Como casi todos los investigadores con quienes hablé, Mayo tiene grandes esperanzas e incertidumbres. Después de todo, el cerebro no revela fácilmente sus secretos.
Diagnóstico y despedida
Al inaugurarse los Juegos de Invierno de Salt Lake City 2002, la llama olímpica llegó en la mano de Ann Romney gracias a que su marido, Mitt, dirigía el comité de la ciudad para el acontecimiento deportivo. Sin embargo, la señora no transportó la antorcha mucho tiempo; tal vez apenas unos 300 metros. En cualquier caso, el recorrido fue trascendental porque, cuatro años antes, fue diagnosticada con la forma remitente-recurrente de EM. “Lo que nos depara su futuro, potencialmente, es una silla de ruedas”, declaró Mitt en entrevista con CNN el verano de 2012, cuando estaban por iniciar las Olimpiadas de Londres.
La breve carrera con la antorcha en Salt Lake City marcó un hito en la lucha personal de Ann Romney. “Supe entonces que estaría bien”, me dijo, poco después de anunciar su compromiso de recaudar 50 millones de dólares para el centro que lleva su nombre.
Romney revela que era una mujer “muy atlética y saludable”, una amazona consumada que crió cinco hijos. Su primer síntoma fue bastante inocuo y común: adormecimiento de la pierna derecha. Pensó que se había lastimado un nervio, pero luego hubo otras manifestaciones: pérdida del equilibrio, fatiga. Describió los síntomas a su hermano, James A. Davies, de profesión oftalmólogo y el consejo que recibió fue ominoso: “Necesitas consultar con un neurólogo.”

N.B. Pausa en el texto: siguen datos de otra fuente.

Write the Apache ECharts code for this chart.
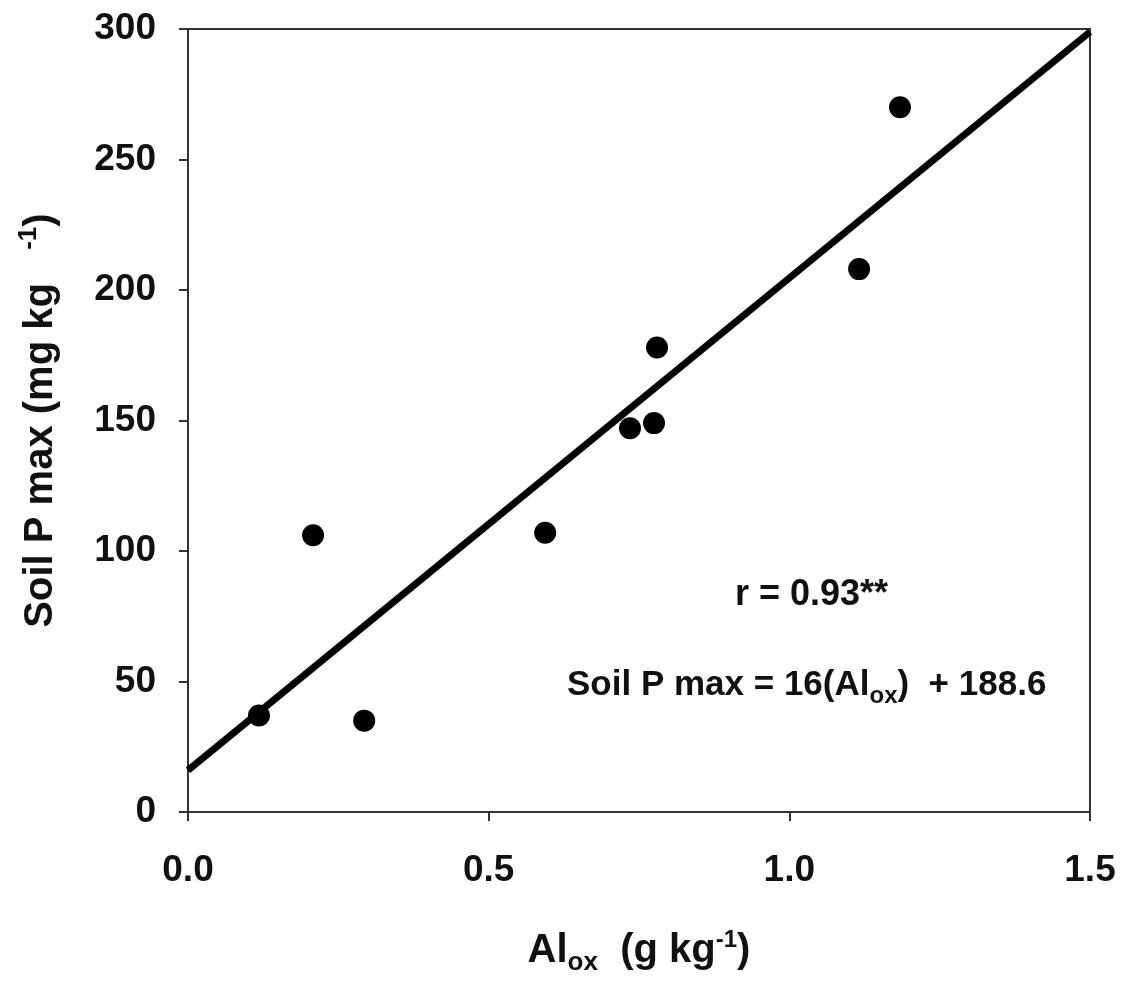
<!DOCTYPE html>
<html>
<head>
<meta charset="utf-8">
<script src="https://cdn.jsdelivr.net/npm/echarts@6/dist/echarts.min.js"></script>
<style>
  html, body { margin: 0; padding: 0; background: #ffffff; }
  #chart { width: 1131px; height: 982px; }
</style>
</head>
<body>
<div id="chart"></div>
<script>
// Oxalate-extractable Al (g/kg) vs. soil P sorption maximum (mg/kg)
const alOx = [0.118, 0.208, 0.293, 0.594, 0.735, 0.775, 0.780, 1.116, 1.184];
const soilPmax = [37, 106, 35, 107, 147, 149, 178, 208, 270];

// Fitted regression line: Soil P max = 16 + 188.6 * Al_ox
const fitIntercept = 16;
const fitSlope = 188.6;
const fitRange = [0, 1.5];

const xTicks = [0.0, 0.5, 1.0, 1.5];
const yTicks = [0, 50, 100, 150, 200, 250, 300];

const rText = 'r = 0.93**';

const FONT = '"Liberation Sans", Arial, sans-serif';
const INK = '#111111';

const points = alOx.map((x, i) => [x, soilPmax[i]]);
const fitLine = fitRange.map(x => [x, fitIntercept + fitSlope * x]);

const chart = echarts.init(document.getElementById('chart'), null, { renderer: 'canvas' });

chart.setOption({
  backgroundColor: '#ffffff',
  animation: false,
  grid: {
    left: 188, right: 41, top: 29, bottom: 170,
    show: true, borderColor: '#333333', borderWidth: 2, backgroundColor: 'transparent'
  },
  xAxis: {
    type: 'value',
    min: xTicks[0], max: xTicks[xTicks.length - 1], interval: 0.5,
    name: 'Al{sub|ox}  (g kg{sup|-1})',
    nameLocation: 'middle',
    nameGap: 114,
    nameTextStyle: {
      fontFamily: FONT, fontWeight: 'bold', fontSize: 40, color: INK,
      rich: {
        sub: { fontFamily: FONT, fontWeight: 'bold', fontSize: 26, color: INK, padding: [24, 0, 0, 0] },
        sup: { fontFamily: FONT, fontWeight: 'bold', fontSize: 24, color: INK, padding: [0, 0, 22, 0] }
      }
    },
    axisLine: { show: true, onZero: false, lineStyle: { color: '#333333', width: 2 } },
    axisTick: { show: true, inside: false, length: 9, lineStyle: { color: '#333333', width: 2 } },
    axisLabel: {
      margin: 40, fontFamily: FONT, fontWeight: 'bold', fontSize: 37, color: INK,
      formatter: v => v.toFixed(1)
    },
    splitLine: { show: false }
  },
  yAxis: {
    type: 'value',
    min: yTicks[0], max: yTicks[yTicks.length - 1], interval: 50,
    name: 'Soil P max (mg kg   {sup|-1})',
    nameLocation: 'middle',
    nameGap: 122,
    nameTextStyle: {
      fontFamily: FONT, fontWeight: 'bold', fontSize: 40, color: INK,
      rich: {
        sup: { fontFamily: FONT, fontWeight: 'bold', fontSize: 26, color: INK, padding: [0, 0, 24, 0] }
      }
    },
    axisLine: { show: true, onZero: false, lineStyle: { color: '#333333', width: 2 } },
    axisTick: { show: true, inside: false, length: 9, lineStyle: { color: '#333333', width: 2 } },
    axisLabel: {
      margin: 32, fontFamily: FONT, fontWeight: 'bold', fontSize: 37, color: INK
    },
    splitLine: { show: false }
  },
  series: [
    {
      name: 'fit',
      type: 'line',
      data: fitLine,
      showSymbol: false,
      symbol: 'none',
      lineStyle: { color: '#000000', width: 7 },
      z: 2
    },
    {
      name: 'samples',
      type: 'scatter',
      data: points,
      symbol: 'circle',
      symbolSize: 22,
      itemStyle: { color: '#000000', opacity: 1 },
      z: 3
    }
  ],
  graphic: [
    {
      type: 'text',
      left: 735, top: 577,
      style: {
        text: rText,
        fontFamily: FONT, fontWeight: 'bold', fontSize: 36, fill: INK
      }
    },
    {
      type: 'text',
      left: 567, top: 668,
      style: {
        text: 'Soil P max = 16(Al{sub|ox})  + 188.6',
        fontFamily: FONT, fontWeight: 'bold', fontSize: 35, fill: INK,
        rich: {
          sub: { fontFamily: FONT, fontWeight: 'bold', fontSize: 24, fill: INK, padding: [22, 0, 0, 0] }
        }
      }
    }
  ]
});
</script>
</body>
</html>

Romney acudió a un importante hospital de Boston, donde “el diagnóstico fue muy claro”. Sin embargo, no hubo una sensación de crisis. “Solo una palmadita en la espalda y: ‘Llámenos cuando se ponga peor’”, recuerda, incrédula, acerca del trato recibido. “Fue todo” (en Blindsided, Cohen describe la experiencia como “diagnóstico y despedida”).
“Pensé que mi vida había terminado”, prosigue Romney. Por consejo de una amiga, dos meses después del diagnóstico consultó con Weiner quien, de inmediato, inició tratamiento con esteroides, y aunque detuvo el avance de la enfermedad, nada pudo hacer por las lesiones que ya tenía su cerebro. Romney agrega que, durante los siguientes cuatro o cinco años, estuvo “pendiente de un hilo”, y pese a que el avance de la EM se ha detenido, “he vivido, continuamente, bajo una nube negra de angustia”.

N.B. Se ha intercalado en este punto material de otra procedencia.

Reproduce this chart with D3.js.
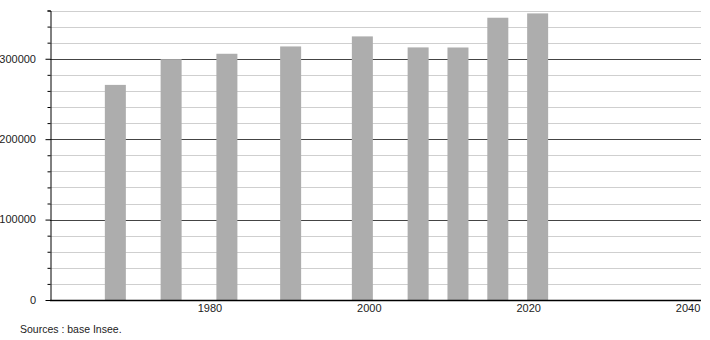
<!DOCTYPE html>
<html>
<head>
<meta charset="utf-8">
<script src="https://cdn.jsdelivr.net/npm/d3@7"></script>
<style>
  body { margin: 0; background: #fff; }
  svg { display: block; font-family: "Liberation Sans", Arial, sans-serif; }
</style>
</head>
<body>
<svg id="svg" width="710" height="340"></svg>
<script>
const years = [1968, 1975, 1982, 1990, 1999, 2006, 2011, 2016, 2021]
const population = [267500, 299500, 306200, 315300, 327800, 314100, 314000, 351000, 356400]
const xTickLabels = [1980, 2000, 2020, 2040]
const yTickLabels = [0, 100000, 200000, 300000]
const sourceText = 'Sources : base Insee.'

const $svg = d3.select('#svg')

const scaleX = d3.scaleLinear()
	.domain([1959.8, 2041.5])
	.range([50, 701])
const scaleY = d3.scaleLinear()
	.domain([0, 360000])
	.range([300, 10.5])

const gridValues = d3.range(20000, 360001, 20000)

// horizontal grid
$svg.append('g')
	.selectAll('line')
	.data(gridValues)
	.join('line')
	.attr('x1', 50)
	.attr('x2', 701)
	.attr('y1', d => Math.round(scaleY(d)) + 0.5)
	.attr('y2', d => Math.round(scaleY(d)) + 0.5)
	.attr('stroke', d => d % 100000 === 0 ? '#444' : '#cfcfcf')
	.attr('stroke-width', 1)

// bars
const barWidth = 21
$svg.append('g')
	.selectAll('rect')
	.data(years)
	.join('rect')
	.attr('x', (d, i) => scaleX(d) - barWidth / 2)
	.attr('y', (d, i) => scaleY(population[i]))
	.attr('width', barWidth)
	.attr('height', (d, i) => scaleY(0) - scaleY(population[i]))
	.attr('fill', '#adadad')

// y axis
const yAxis = d3.axisLeft(scaleY)
	.tickValues(gridValues.concat([0]))
	.tickSize(3)
	.tickFormat('')
const $yAxis = $svg.append('g')
	.attr('transform', 'translate(50.5,0)')
	.call(yAxis)
$yAxis.select('.domain').attr('stroke', '#000')
$yAxis.selectAll('.tick line')
	.attr('stroke', '#000')
	.attr('x2', d => d % 100000 === 0 ? -5 : -3)

$svg.append('g')
	.selectAll('text')
	.data(yTickLabels)
	.join('text')
	.attr('x', 36)
	.attr('y', d => scaleY(d))
	.attr('dy', '0.35em')
	.attr('text-anchor', 'end')
	.attr('font-size', 11)
	.attr('fill', '#222')
	.text(d => d)

// x axis
$svg.append('line')
	.attr('x1', 50)
	.attr('x2', 701)
	.attr('y1', 300.5)
	.attr('y2', 300.5)
	.attr('stroke', '#000')
	.attr('stroke-width', 1.3)

$svg.append('g')
	.selectAll('text')
	.data(xTickLabels)
	.join('text')
	.attr('x', d => scaleX(d) - 1)
	.attr('y', 312)
	.attr('text-anchor', 'middle')
	.attr('font-size', 11)
	.attr('fill', '#222')
	.text(d => d)

$svg.append('text')
	.attr('x', 20)
	.attr('y', 333)
	.attr('font-size', 10.5)
	.attr('fill', '#222')
	.text(sourceText)
</script>
</body>
</html>
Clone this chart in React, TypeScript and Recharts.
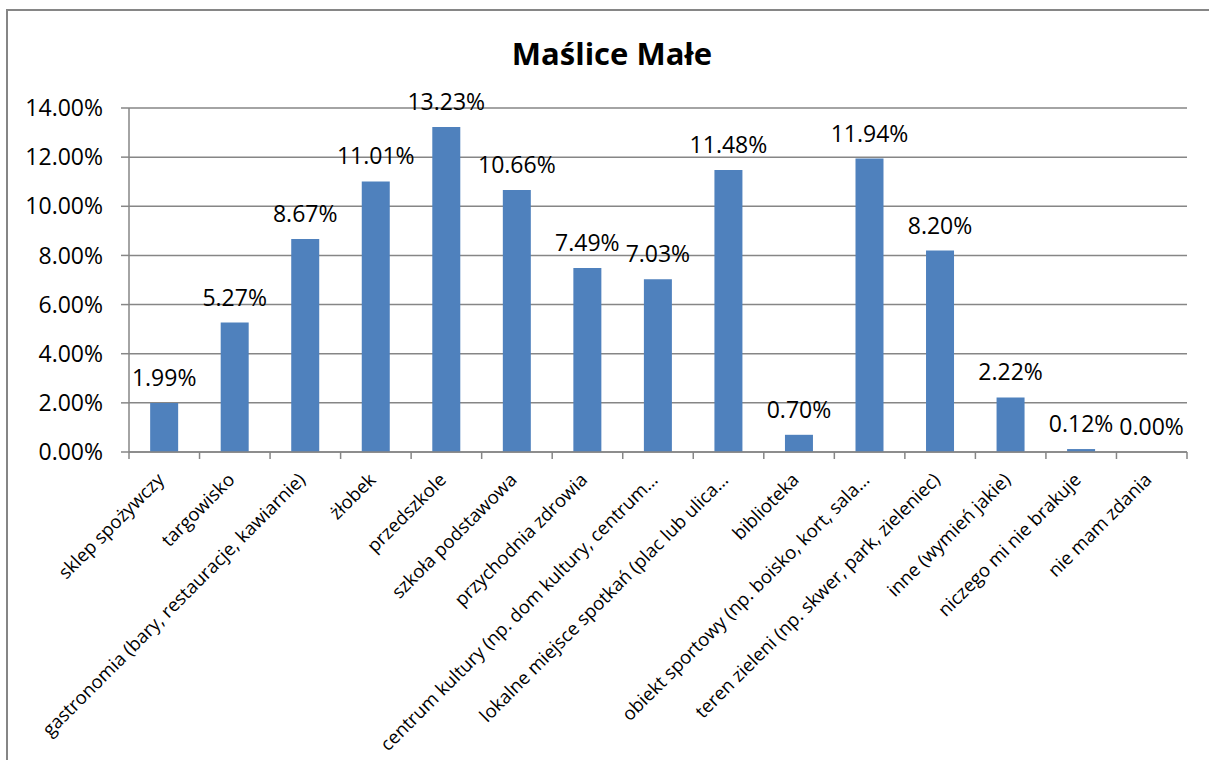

El día que hablé con ella, una sobrina a quien estuvo muy unida falleció por complicaciones de alzhéimer, enfermedad aun menos entendida que la EM en muchos sentidos. Amén de esos dos trastornos, el centro Romney enfocará esfuerzos en ELA, Párkinson y tumores cerebrales, los cuales tienen más en común con las enfermedades neurológicas que otros cánceres.
“Habrá importantes descubrimientos en la próxima década”, me dijo Romney. “Estoy segura de ello.”

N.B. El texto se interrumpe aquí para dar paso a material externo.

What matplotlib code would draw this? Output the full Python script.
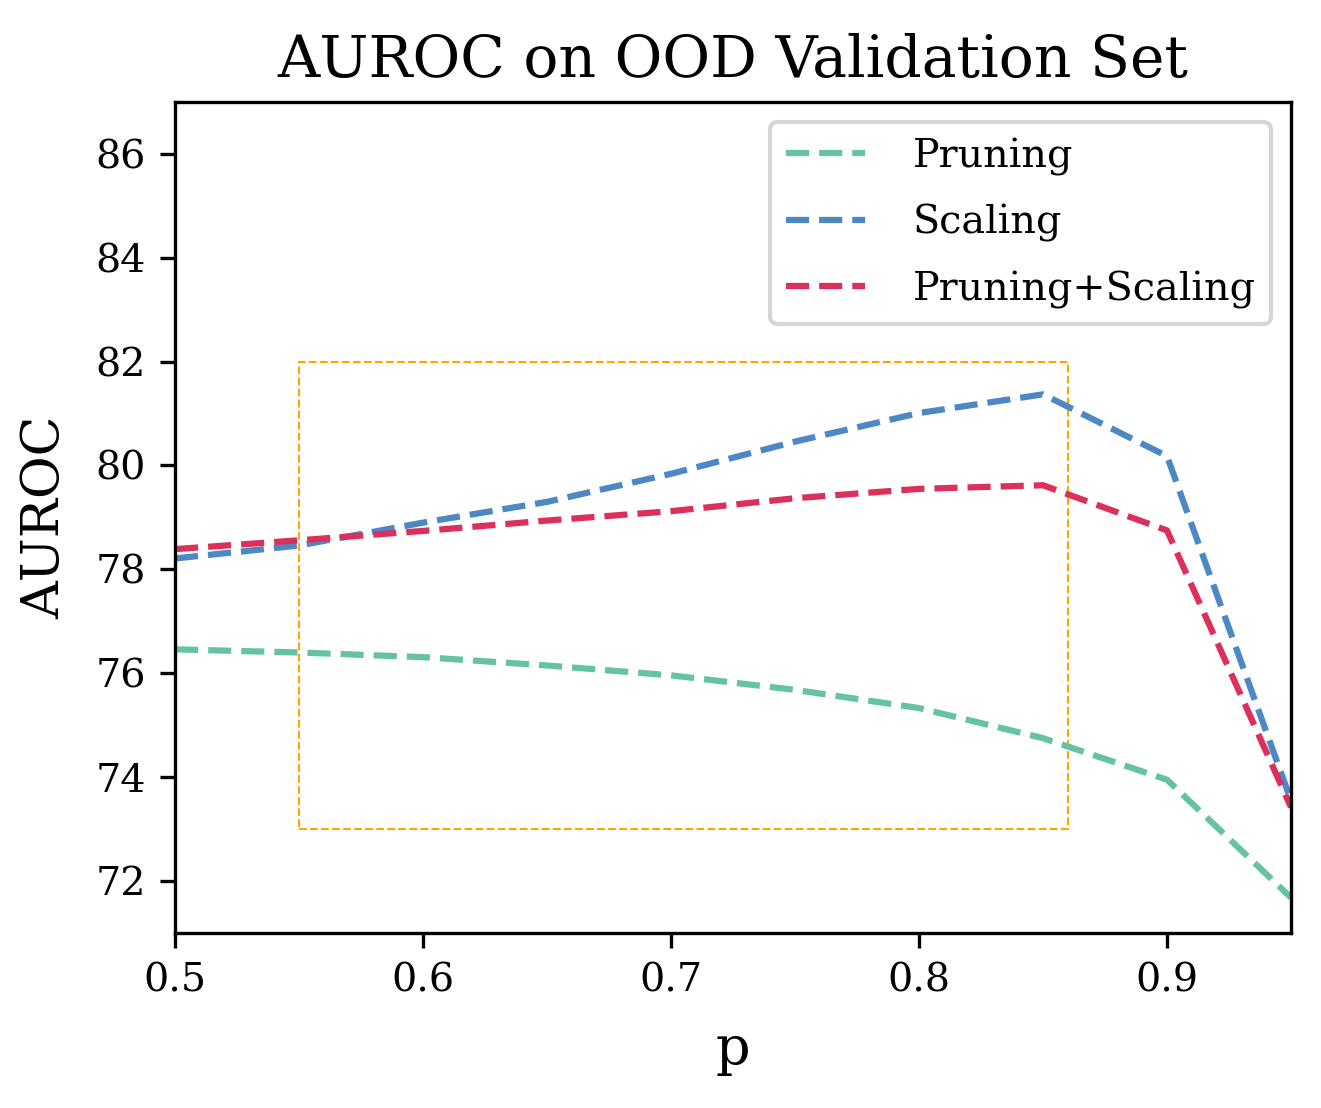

La mujer ha tenido suerte de contar con la mejor atención médica del país para mantener a raya su enfermedad. Pero la esclerosis múltiple tiene muchas presas más y esos otros empiezan a percibir sus primeros estremecimientos: el entumecimiento inicial, el sospechoso hormigueo. Ellos también necesitarán que alguien les ayude a correr de nuevo.